### JOB:
Repeat every line of the listing below exactly, minus the pictures.

### SOURCE MATERIAL:
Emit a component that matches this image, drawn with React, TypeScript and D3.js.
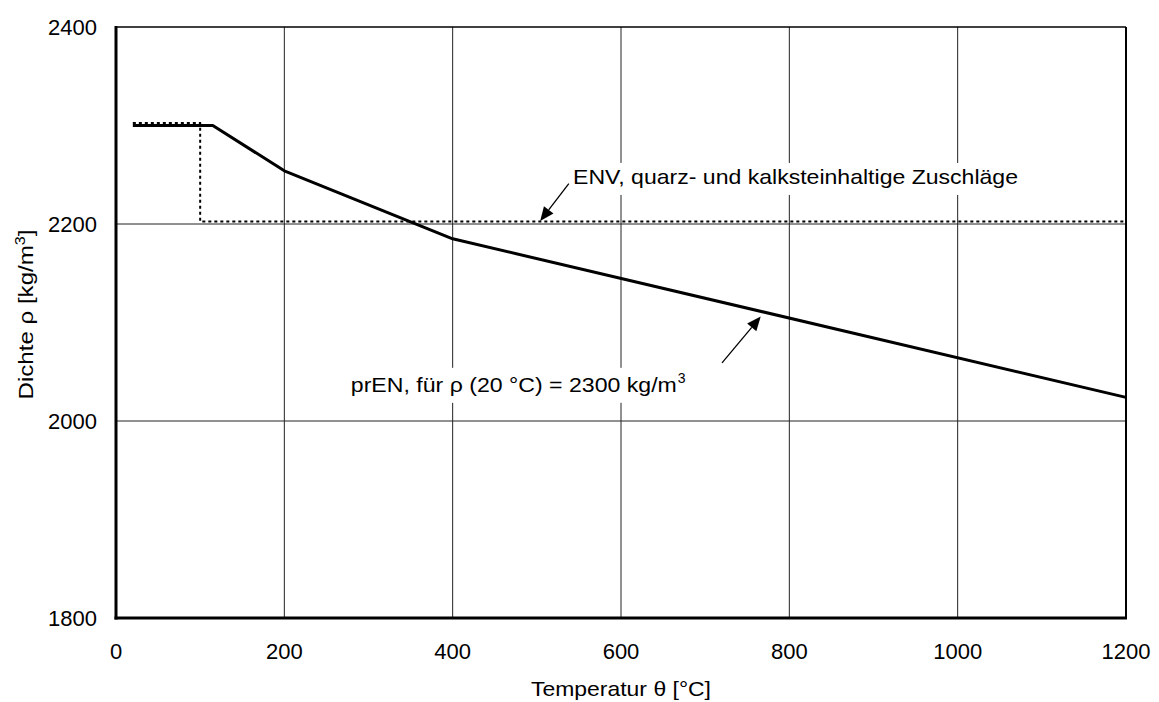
import React from "react";
import * as d3 from "d3";

// prEN curve (rho(20°C) = 2300 kg/m3)
const prenTemp = [20, 115, 200, 400, 1200];
const prenDensity = [2300, 2300, 2254, 2185, 2024];

// ENV, quartz and limestone aggregates
const envTemp = [20, 100, 100, 1200];
const envDensity = [2302.5, 2302.5, 2202.5, 2202.5];

const xTicks = [0, 200, 400, 600, 800, 1000, 1200];
const yTicks = [1800, 2000, 2200, 2400];

// annotation arrows [tailX, tailY, headX, headY] in data units
const envArrow = [538, 2241, 504, 2203];
const prenArrow = [720, 2059, 766, 2106];

const W = 1159;
const H = 702;
const M = { left: 116, right: 33, top: 27, bottom: 84 };
const FONT = "'Liberation Sans', Arial, sans-serif";

export default function App() {
  const x = d3.scaleLinear().domain([0, 1200]).range([M.left, W - M.right]);
  const y = d3.scaleLinear().domain([1800, 2400]).range([H - M.bottom, M.top]);
  const line = d3
    .line<[number, number]>()
    .x((d) => x(d[0]))
    .y((d) => y(d[1]));
  const pren = line(prenTemp.map((t, i) => [t, prenDensity[i]] as [number, number]));
  const env = line(envTemp.map((t, i) => [t, envDensity[i]] as [number, number]));

  const arrow = (a: number[], key: string) => {
    const x1 = x(a[0]), y1 = y(a[1]), x2 = x(a[2]), y2 = y(a[3]);
    const ang = Math.atan2(y2 - y1, x2 - x1);
    const L = 14, w = 6;
    const bx = x2 - L * Math.cos(ang), by = y2 - L * Math.sin(ang);
    const px = -Math.sin(ang) * w, py = Math.cos(ang) * w;
    return (
      <g key={key}>
        <line x1={x1} y1={y1} x2={bx} y2={by} stroke="#000" strokeWidth={1.3} />
        <path d={`M${x2},${y2}L${bx + px},${by + py}L${bx - px},${by - py}Z`} fill="#000" />
      </g>
    );
  };

  return (
    <svg
      width={W}
      height={H}
      style={{ position: "absolute", left: 0, top: 0, background: "#fff", fontFamily: FONT }}
    >
      {/* grid */}
      {xTicks.slice(1, -1).map((t) => (
        <line key={"gx" + t} x1={x(t)} x2={x(t)} y1={y(2400)} y2={y(1800)} stroke="#222" strokeWidth={1} />
      ))}
      {yTicks.slice(1, -1).map((t) => (
        <line key={"gy" + t} x1={x(0)} x2={x(1200)} y1={y(t)} y2={y(t)} stroke="#222" strokeWidth={1} />
      ))}

      {/* annotation backgrounds */}
      <rect x={x(540)} y={y(2262)} width={452} height={32} fill="#fff" />
      <rect x={x(276)} y={y(2054)} width={342} height={35} fill="#fff" />

      {/* frame */}
      <line x1={x(0)} x2={x(1200)} y1={y(2400)} y2={y(2400)} stroke="#000" strokeWidth={1.5} />
      <line x1={x(1200)} x2={x(1200)} y1={y(2400)} y2={y(1800)} stroke="#000" strokeWidth={2} />

      {/* series */}
      <path d={env ?? ""} fill="none" stroke="#000" strokeWidth={2} strokeDasharray="3,3" />
      <path d={pren ?? ""} fill="none" stroke="#000" strokeWidth={3} strokeLinejoin="round" />

      {/* axes */}
      <line x1={x(0)} x2={x(0)} y1={y(2400) - 1} y2={y(1800) + 1.5} stroke="#000" strokeWidth={3} />
      <line x1={x(0) - 1.5} x2={x(1200) + 1} y1={y(1800)} y2={y(1800)} stroke="#000" strokeWidth={3} />

      {/* tick labels */}
      {xTicks.map((t) => (
        <text key={"tx" + t} x={x(t)} y={y(1800) + 41} textAnchor="middle" fontSize={22} fill="#000">
          {t}
        </text>
      ))}
      {yTicks.map((t) => (
        <text key={"ty" + t} x={x(0) - 19} y={y(t) + 7.5} textAnchor="end" fontSize={22} fill="#000">
          {t}
        </text>
      ))}

      {/* axis titles */}
      <text
        x={(x(0) + x(1200)) / 2}
        y={696}
        textAnchor="middle"
        fontSize={21}
        fill="#000"
        textLength={180}
        lengthAdjust="spacingAndGlyphs"
      >
        Temperatur θ [°C]
      </text>
      <text
        transform={`translate(33,314.5) rotate(-90)`}
        textAnchor="middle"
        fontSize={21}
        fill="#000"
        textLength={170}
        lengthAdjust="spacingAndGlyphs"
      >
        Dichte ρ [kg/m
        <tspan dy={-8} fontSize={14}>3</tspan>
        <tspan dy={8}>]</tspan>
      </text>

      {/* annotations */}
      <text
        x={x(543)}
        y={y(2241)}
        fontSize={21}
        fill="#000"
        textLength={445}
        lengthAdjust="spacingAndGlyphs"
      >
        ENV, quarz- und kalksteinhaltige Zuschläge
      </text>
      {arrow(envArrow, "a1")}
      <text
        x={x(279)}
        y={y(2029)}
        fontSize={21}
        fill="#000"
        textLength={326}
        lengthAdjust="spacingAndGlyphs"
      >
        prEN, für ρ (20 °C) = 2300 kg/m
      </text>
      <text x={x(279) + 327} y={y(2029) - 9} fontSize={14} fill="#000">
        3
      </text>
      {arrow(prenArrow, "a2")}
    </svg>
  );
}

### RESULT OF THE TASK:
Emit a component that matches this image, drawn with React, TypeScript and D3.js.
import React from "react";
import * as d3 from "d3";

// prEN curve (rho(20°C) = 2300 kg/m3)
const prenTemp = [20, 115, 200, 400, 1200];
const prenDensity = [2300, 2300, 2254, 2185, 2024];

// ENV, quartz and limestone aggregates
const envTemp = [20, 100, 100, 1200];
const envDensity = [2302.5, 2302.5, 2202.5, 2202.5];

const xTicks = [0, 200, 400, 600, 800, 1000, 1200];
const yTicks = [1800, 2000, 2200, 2400];

// annotation arrows [tailX, tailY, headX, headY] in data units
const envArrow = [538, 2241, 504, 2203];
const prenArrow = [720, 2059, 766, 2106];

const W = 1159;
const H = 702;
const M = { left: 116, right: 33, top: 27, bottom: 84 };
const FONT = "'Liberation Sans', Arial, sans-serif";

export default function App() {
  const x = d3.scaleLinear().domain([0, 1200]).range([M.left, W - M.right]);
  const y = d3.scaleLinear().domain([1800, 2400]).range([H - M.bottom, M.top]);
  const line = d3
    .line<[number, number]>()
    .x((d) => x(d[0]))
    .y((d) => y(d[1]));
  const pren = line(prenTemp.map((t, i) => [t, prenDensity[i]] as [number, number]));
  const env = line(envTemp.map((t, i) => [t, envDensity[i]] as [number, number]));

  const arrow = (a: number[], key: string) => {
    const x1 = x(a[0]), y1 = y(a[1]), x2 = x(a[2]), y2 = y(a[3]);
    const ang = Math.atan2(y2 - y1, x2 - x1);
    const L = 14, w = 6;
    const bx = x2 - L * Math.cos(ang), by = y2 - L * Math.sin(ang);
    const px = -Math.sin(ang) * w, py = Math.cos(ang) * w;
    return (
      <g key={key}>
        <line x1={x1} y1={y1} x2={bx} y2={by} stroke="#000" strokeWidth={1.3} />
        <path d={`M${x2},${y2}L${bx + px},${by + py}L${bx - px},${by - py}Z`} fill="#000" />
      </g>
    );
  };

  return (
    <svg
      width={W}
      height={H}
      style={{ position: "absolute", left: 0, top: 0, background: "#fff", fontFamily: FONT }}
    >
      {/* grid */}
      {xTicks.slice(1, -1).map((t) => (
        <line key={"gx" + t} x1={x(t)} x2={x(t)} y1={y(2400)} y2={y(1800)} stroke="#222" strokeWidth={1} />
      ))}
      {yTicks.slice(1, -1).map((t) => (
        <line key={"gy" + t} x1={x(0)} x2={x(1200)} y1={y(t)} y2={y(t)} stroke="#222" strokeWidth={1} />
      ))}

      {/* annotation backgrounds */}
      <rect x={x(540)} y={y(2262)} width={452} height={32} fill="#fff" />
      <rect x={x(276)} y={y(2054)} width={342} height={35} fill="#fff" />

      {/* frame */}
      <line x1={x(0)} x2={x(1200)} y1={y(2400)} y2={y(2400)} stroke="#000" strokeWidth={1.5} />
      <line x1={x(1200)} x2={x(1200)} y1={y(2400)} y2={y(1800)} stroke="#000" strokeWidth={2} />

      {/* series */}
      <path d={env ?? ""} fill="none" stroke="#000" strokeWidth={2} strokeDasharray="3,3" />
      <path d={pren ?? ""} fill="none" stroke="#000" strokeWidth={3} strokeLinejoin="round" />

      {/* axes */}
      <line x1={x(0)} x2={x(0)} y1={y(2400) - 1} y2={y(1800) + 1.5} stroke="#000" strokeWidth={3} />
      <line x1={x(0) - 1.5} x2={x(1200) + 1} y1={y(1800)} y2={y(1800)} stroke="#000" strokeWidth={3} />

      {/* tick labels */}
      {xTicks.map((t) => (
        <text key={"tx" + t} x={x(t)} y={y(1800) + 41} textAnchor="middle" fontSize={22} fill="#000">
          {t}
        </text>
      ))}
      {yTicks.map((t) => (
        <text key={"ty" + t} x={x(0) - 19} y={y(t) + 7.5} textAnchor="end" fontSize={22} fill="#000">
          {t}
        </text>
      ))}

      {/* axis titles */}
      <text
        x={(x(0) + x(1200)) / 2}
        y={696}
        textAnchor="middle"
        fontSize={21}
        fill="#000"
        textLength={180}
        lengthAdjust="spacingAndGlyphs"
      >
        Temperatur θ [°C]
      </text>
      <text
        transform={`translate(33,314.5) rotate(-90)`}
        textAnchor="middle"
        fontSize={21}
        fill="#000"
        textLength={170}
        lengthAdjust="spacingAndGlyphs"
      >
        Dichte ρ [kg/m
        <tspan dy={-8} fontSize={14}>3</tspan>
        <tspan dy={8}>]</tspan>
      </text>

      {/* annotations */}
      <text
        x={x(543)}
        y={y(2241)}
        fontSize={21}
        fill="#000"
        textLength={445}
        lengthAdjust="spacingAndGlyphs"
      >
        ENV, quarz- und kalksteinhaltige Zuschläge
      </text>
      {arrow(envArrow, "a1")}
      <text
        x={x(279)}
        y={y(2029)}
        fontSize={21}
        fill="#000"
        textLength={326}
        lengthAdjust="spacingAndGlyphs"
      >
        prEN, für ρ (20 °C) = 2300 kg/m
      </text>
      <text x={x(279) + 327} y={y(2029) - 9} fontSize={14} fill="#000">
        3
      </text>
      {arrow(prenArrow, "a2")}
    </svg>
  );
}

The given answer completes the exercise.